Agora espera-se que vá ocorrer uma dispersão cada vez mais intensa e resoluta dos votos que se concentravam naqueles antigos partidos preferenciais, que compunham o que em Portugal usa-se chamar do arco da governação, uma tolice designativa como outra qualquer, partidos que se vão esvaziando a pouco e pouco por falta de credulidade, e criando inesperadas surpresas eleitorais a cada eleição que se realiza, pela vontade de se buscar algo diferente. Os exemplos italiano e francês são os mais visíveis. Entre esta dispersão que ocorre, algo se concentra nos comunistas por toda parte.
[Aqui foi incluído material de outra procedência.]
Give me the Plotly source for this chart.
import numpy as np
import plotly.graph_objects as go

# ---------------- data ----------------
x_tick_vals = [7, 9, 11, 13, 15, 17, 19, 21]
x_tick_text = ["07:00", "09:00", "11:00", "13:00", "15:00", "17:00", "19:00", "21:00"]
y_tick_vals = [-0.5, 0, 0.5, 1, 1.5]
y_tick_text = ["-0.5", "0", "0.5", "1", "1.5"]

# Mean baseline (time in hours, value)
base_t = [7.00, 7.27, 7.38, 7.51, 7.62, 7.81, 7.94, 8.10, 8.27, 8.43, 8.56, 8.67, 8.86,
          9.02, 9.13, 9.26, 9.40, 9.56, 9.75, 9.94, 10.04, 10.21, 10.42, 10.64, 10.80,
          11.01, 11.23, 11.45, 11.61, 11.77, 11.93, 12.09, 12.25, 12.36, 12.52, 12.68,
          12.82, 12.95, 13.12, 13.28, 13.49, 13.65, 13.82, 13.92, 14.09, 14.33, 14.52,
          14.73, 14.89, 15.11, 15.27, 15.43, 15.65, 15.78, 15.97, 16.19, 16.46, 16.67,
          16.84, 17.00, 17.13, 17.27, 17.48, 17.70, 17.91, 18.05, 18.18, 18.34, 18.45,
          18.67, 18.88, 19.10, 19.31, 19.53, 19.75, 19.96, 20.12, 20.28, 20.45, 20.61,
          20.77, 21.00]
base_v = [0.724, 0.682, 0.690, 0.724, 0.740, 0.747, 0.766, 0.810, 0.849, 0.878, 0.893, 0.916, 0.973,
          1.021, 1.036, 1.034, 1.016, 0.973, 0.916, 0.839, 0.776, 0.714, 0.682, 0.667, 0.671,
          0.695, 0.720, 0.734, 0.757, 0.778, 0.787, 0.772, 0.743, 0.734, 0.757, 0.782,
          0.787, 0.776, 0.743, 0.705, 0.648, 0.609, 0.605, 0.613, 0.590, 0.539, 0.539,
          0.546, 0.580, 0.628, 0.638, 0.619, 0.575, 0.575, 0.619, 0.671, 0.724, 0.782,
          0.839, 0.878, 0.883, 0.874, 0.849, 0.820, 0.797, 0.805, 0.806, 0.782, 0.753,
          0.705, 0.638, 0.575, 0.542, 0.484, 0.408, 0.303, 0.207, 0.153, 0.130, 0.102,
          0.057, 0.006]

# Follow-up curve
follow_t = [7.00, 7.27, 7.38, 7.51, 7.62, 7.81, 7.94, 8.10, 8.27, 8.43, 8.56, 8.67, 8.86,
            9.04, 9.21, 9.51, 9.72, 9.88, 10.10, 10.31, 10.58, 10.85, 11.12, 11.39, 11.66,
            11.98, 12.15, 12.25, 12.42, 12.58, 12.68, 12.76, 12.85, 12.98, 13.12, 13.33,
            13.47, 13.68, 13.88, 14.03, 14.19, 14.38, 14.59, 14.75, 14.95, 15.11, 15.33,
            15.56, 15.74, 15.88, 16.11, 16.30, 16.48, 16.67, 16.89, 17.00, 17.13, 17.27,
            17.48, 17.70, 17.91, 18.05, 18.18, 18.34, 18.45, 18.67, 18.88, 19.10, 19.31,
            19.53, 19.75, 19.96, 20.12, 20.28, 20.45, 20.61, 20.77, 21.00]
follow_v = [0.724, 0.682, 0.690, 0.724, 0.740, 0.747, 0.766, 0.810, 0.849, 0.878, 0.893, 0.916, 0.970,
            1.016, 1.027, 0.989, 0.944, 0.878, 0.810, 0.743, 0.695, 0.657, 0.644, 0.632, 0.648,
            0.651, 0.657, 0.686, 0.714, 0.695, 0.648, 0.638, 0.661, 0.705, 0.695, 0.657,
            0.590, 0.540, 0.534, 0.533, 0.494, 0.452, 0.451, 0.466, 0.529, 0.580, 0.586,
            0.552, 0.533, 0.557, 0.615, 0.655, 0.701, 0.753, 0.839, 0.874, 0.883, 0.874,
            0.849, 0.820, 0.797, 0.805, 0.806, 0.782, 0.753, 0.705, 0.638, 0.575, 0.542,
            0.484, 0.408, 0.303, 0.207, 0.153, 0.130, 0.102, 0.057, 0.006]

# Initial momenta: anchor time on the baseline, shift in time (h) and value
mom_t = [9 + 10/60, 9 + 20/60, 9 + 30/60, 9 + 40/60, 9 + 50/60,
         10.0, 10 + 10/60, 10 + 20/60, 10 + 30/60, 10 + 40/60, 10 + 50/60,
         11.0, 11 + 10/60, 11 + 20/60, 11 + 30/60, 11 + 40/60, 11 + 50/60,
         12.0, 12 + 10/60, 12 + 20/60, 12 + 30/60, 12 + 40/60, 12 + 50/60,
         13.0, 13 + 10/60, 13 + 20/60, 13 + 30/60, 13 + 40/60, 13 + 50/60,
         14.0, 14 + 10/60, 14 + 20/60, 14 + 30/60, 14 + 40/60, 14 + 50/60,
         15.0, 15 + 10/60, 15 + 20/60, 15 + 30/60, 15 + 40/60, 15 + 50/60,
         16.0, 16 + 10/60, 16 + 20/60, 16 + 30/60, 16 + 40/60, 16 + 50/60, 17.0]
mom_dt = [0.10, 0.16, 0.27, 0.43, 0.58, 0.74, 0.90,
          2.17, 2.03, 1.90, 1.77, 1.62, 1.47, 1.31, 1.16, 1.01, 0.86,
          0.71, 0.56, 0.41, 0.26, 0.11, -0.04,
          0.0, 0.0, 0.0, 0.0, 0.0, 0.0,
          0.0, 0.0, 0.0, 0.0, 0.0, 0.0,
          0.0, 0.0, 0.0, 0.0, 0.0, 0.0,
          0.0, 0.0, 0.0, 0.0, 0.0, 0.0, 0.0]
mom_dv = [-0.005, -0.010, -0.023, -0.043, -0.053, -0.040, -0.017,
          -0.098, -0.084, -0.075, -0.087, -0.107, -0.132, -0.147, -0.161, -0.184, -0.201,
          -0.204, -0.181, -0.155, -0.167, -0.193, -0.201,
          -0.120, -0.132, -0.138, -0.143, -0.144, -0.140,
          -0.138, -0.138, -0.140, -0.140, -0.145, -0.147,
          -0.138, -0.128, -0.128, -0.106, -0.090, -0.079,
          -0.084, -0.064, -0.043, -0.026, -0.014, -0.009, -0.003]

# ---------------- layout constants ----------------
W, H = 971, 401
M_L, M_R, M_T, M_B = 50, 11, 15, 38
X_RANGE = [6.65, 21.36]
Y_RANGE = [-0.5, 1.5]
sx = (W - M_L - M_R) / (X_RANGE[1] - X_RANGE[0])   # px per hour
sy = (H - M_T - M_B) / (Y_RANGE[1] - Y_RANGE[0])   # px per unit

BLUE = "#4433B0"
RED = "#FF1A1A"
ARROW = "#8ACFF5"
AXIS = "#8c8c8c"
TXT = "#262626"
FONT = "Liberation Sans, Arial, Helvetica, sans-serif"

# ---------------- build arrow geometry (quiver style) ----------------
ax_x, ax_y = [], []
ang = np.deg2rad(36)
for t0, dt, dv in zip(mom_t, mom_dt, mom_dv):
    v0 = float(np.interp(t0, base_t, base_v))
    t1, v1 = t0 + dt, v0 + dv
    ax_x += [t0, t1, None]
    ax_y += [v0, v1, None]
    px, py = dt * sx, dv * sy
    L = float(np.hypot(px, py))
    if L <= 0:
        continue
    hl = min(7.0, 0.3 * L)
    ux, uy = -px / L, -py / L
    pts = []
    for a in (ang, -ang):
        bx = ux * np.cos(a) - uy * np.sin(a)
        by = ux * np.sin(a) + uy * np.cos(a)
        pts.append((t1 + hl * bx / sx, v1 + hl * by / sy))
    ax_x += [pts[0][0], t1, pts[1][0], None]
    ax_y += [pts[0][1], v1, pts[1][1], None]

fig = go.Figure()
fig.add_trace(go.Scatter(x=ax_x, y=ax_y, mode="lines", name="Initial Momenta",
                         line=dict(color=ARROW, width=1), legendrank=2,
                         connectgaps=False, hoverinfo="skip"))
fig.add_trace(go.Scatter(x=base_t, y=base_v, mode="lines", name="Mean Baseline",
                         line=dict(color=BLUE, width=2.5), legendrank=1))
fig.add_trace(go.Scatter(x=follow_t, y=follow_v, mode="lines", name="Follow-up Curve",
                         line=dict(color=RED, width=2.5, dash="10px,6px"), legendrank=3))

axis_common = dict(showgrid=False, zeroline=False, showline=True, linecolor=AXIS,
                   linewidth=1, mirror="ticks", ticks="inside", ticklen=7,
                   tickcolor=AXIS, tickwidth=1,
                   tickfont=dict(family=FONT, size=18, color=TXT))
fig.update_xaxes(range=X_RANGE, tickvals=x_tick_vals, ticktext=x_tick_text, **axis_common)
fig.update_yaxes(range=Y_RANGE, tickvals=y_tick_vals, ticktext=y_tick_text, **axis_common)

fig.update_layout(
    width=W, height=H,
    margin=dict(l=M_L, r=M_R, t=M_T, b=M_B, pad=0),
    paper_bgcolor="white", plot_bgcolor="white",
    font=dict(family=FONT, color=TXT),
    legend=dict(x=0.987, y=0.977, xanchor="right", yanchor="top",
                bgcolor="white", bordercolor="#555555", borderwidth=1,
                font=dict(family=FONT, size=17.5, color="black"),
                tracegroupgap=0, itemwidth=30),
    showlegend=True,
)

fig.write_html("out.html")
Suponhamos que, após mais algumas eleições, os comunistas atinjam um volume de votos que lhes proporcione uma representatividade tal que lhes permita estabelecer governo, estaríamos na outra face da medalha, teríamos revertido a situação, invertido as expectativas, e seriam de se esperar soluções que atendam a razão subjacente que os terá levado a esta votação: o desejo de soluções para a manutenção do estado social e as conquistas deste, e, evidentemente, da classe operária. A desculpa de que o sistema comunista só traz soluções com a implantação da sua plenitude (ou seja o pleno sistema comunista com um só partido) não mais procede, porque onde esteve implantado com todo o poder, desmontou-se e caiu tão fragorosamente, que creio nunca voltará, tão ensurdecidos ficaram os que ouviram de perto. Hoje o comunismo tem de viver dentro das regras democráticas, nada mais de partido único, convivendo com a alternância e com regras e normas constitucionais que não se alterarão por mais numerosos que cheguem a ser. Logo, entre as responsabilidades que terão de assumir, está a de formarem governo em coligação com outro(s) partido(s), não se escusando ao jogo democrático para o qual sejam eleitos, uma vez que o postularam ao candidatarem-se.
É claro que a maneira mais simples de evitar isto é fazer imposições programáticas prévias, que digam ao eleitorado que se eximem nestas e tais circunstâncias, permitindo-lhes continuar em seu isolamento, é bem o que estamos verificando na atual conjuntura. Poderá esta situação permanecer? Poderão os comunistas afastarem a possibilidade de participarem do jogo democrático indefinidamente? Abandonarão esta linha, até agora estrutural, de serem um partido de oposição, e aceitarão ser um partido de governo? Ou momento chegará em que o eleitorado lhes sinalizará que, ausentes, sozinhos, sem participarem, não cumprem as expectativas dos que lhes sufragaram, recusando-lhes, portanto, o voto? O jogo político sempre continua, ou a gênese do comunismo o exclue? E no caso português? Haverá diferenças?
Creio que antes do que se imagina, subordinados ao desejo de sobrevivência política, ver-se-á um governo com o PCP. E porque não? Afinal eles não comem criancinhas.
Creio que antes do que se imagina, subordinados ao desejo de sobrevivência política, ver-se-á um governo com o PCP. E porque não? Afinal eles não comem criancinhas.